■ Exercise instructions ■
Quote all of the data that follows exactly as written, skipping the images.

■ Source material ■
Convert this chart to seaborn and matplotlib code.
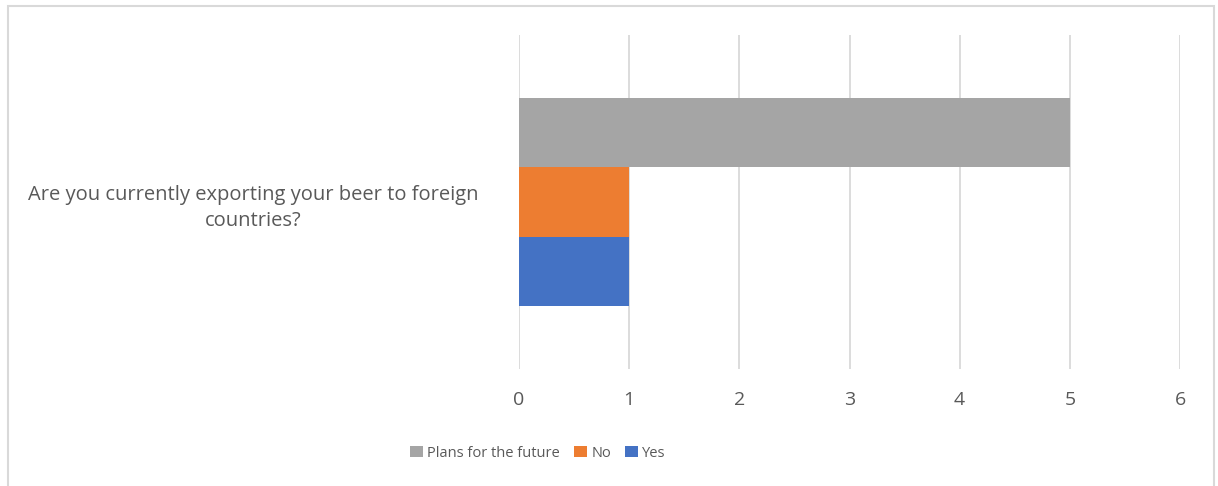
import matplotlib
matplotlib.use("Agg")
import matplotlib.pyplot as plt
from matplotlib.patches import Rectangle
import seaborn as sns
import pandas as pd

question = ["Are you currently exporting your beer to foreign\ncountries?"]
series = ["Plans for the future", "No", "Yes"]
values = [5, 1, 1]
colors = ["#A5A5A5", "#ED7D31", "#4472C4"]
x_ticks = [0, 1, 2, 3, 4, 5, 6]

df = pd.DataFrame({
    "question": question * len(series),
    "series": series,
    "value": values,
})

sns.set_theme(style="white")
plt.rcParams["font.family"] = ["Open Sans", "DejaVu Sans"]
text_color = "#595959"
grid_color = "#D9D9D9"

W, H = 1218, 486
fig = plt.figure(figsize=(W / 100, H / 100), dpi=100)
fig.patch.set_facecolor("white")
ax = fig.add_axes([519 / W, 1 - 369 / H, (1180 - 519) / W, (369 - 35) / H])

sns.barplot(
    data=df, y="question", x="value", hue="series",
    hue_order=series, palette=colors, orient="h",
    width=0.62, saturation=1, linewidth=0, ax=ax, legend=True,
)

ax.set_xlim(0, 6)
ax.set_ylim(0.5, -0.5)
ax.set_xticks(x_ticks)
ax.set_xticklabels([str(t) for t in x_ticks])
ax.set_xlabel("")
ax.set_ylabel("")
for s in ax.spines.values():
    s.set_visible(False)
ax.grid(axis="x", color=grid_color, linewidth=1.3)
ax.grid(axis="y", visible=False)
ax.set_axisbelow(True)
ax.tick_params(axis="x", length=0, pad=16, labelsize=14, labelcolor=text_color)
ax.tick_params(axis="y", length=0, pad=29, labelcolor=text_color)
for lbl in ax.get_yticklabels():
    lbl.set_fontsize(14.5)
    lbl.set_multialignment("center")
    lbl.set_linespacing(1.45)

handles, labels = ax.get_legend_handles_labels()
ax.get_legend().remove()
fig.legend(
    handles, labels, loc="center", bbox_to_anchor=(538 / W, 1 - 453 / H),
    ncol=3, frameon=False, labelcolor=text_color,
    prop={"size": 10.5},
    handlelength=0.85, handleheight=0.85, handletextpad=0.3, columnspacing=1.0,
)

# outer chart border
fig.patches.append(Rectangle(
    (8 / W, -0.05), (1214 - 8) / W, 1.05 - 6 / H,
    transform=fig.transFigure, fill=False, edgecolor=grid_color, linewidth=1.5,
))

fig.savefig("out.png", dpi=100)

■ Solved problem ■
Convert this chart to seaborn and matplotlib code.
import matplotlib
matplotlib.use("Agg")
import matplotlib.pyplot as plt
from matplotlib.patches import Rectangle
import seaborn as sns
import pandas as pd

question = ["Are you currently exporting your beer to foreign\ncountries?"]
series = ["Plans for the future", "No", "Yes"]
values = [5, 1, 1]
colors = ["#A5A5A5", "#ED7D31", "#4472C4"]
x_ticks = [0, 1, 2, 3, 4, 5, 6]

df = pd.DataFrame({
    "question": question * len(series),
    "series": series,
    "value": values,
})

sns.set_theme(style="white")
plt.rcParams["font.family"] = ["Open Sans", "DejaVu Sans"]
text_color = "#595959"
grid_color = "#D9D9D9"

W, H = 1218, 486
fig = plt.figure(figsize=(W / 100, H / 100), dpi=100)
fig.patch.set_facecolor("white")
ax = fig.add_axes([519 / W, 1 - 369 / H, (1180 - 519) / W, (369 - 35) / H])

sns.barplot(
    data=df, y="question", x="value", hue="series",
    hue_order=series, palette=colors, orient="h",
    width=0.62, saturation=1, linewidth=0, ax=ax, legend=True,
)

ax.set_xlim(0, 6)
ax.set_ylim(0.5, -0.5)
ax.set_xticks(x_ticks)
ax.set_xticklabels([str(t) for t in x_ticks])
ax.set_xlabel("")
ax.set_ylabel("")
for s in ax.spines.values():
    s.set_visible(False)
ax.grid(axis="x", color=grid_color, linewidth=1.3)
ax.grid(axis="y", visible=False)
ax.set_axisbelow(True)
ax.tick_params(axis="x", length=0, pad=16, labelsize=14, labelcolor=text_color)
ax.tick_params(axis="y", length=0, pad=29, labelcolor=text_color)
for lbl in ax.get_yticklabels():
    lbl.set_fontsize(14.5)
    lbl.set_multialignment("center")
    lbl.set_linespacing(1.45)

handles, labels = ax.get_legend_handles_labels()
ax.get_legend().remove()
fig.legend(
    handles, labels, loc="center", bbox_to_anchor=(538 / W, 1 - 453 / H),
    ncol=3, frameon=False, labelcolor=text_color,
    prop={"size": 10.5},
    handlelength=0.85, handleheight=0.85, handletextpad=0.3, columnspacing=1.0,
)

# outer chart border
fig.patches.append(Rectangle(
    (8 / W, -0.05), (1214 - 8) / W, 1.05 - 6 / H,
    transform=fig.transFigure, fill=False, edgecolor=grid_color, linewidth=1.5,
))

fig.savefig("out.png", dpi=100)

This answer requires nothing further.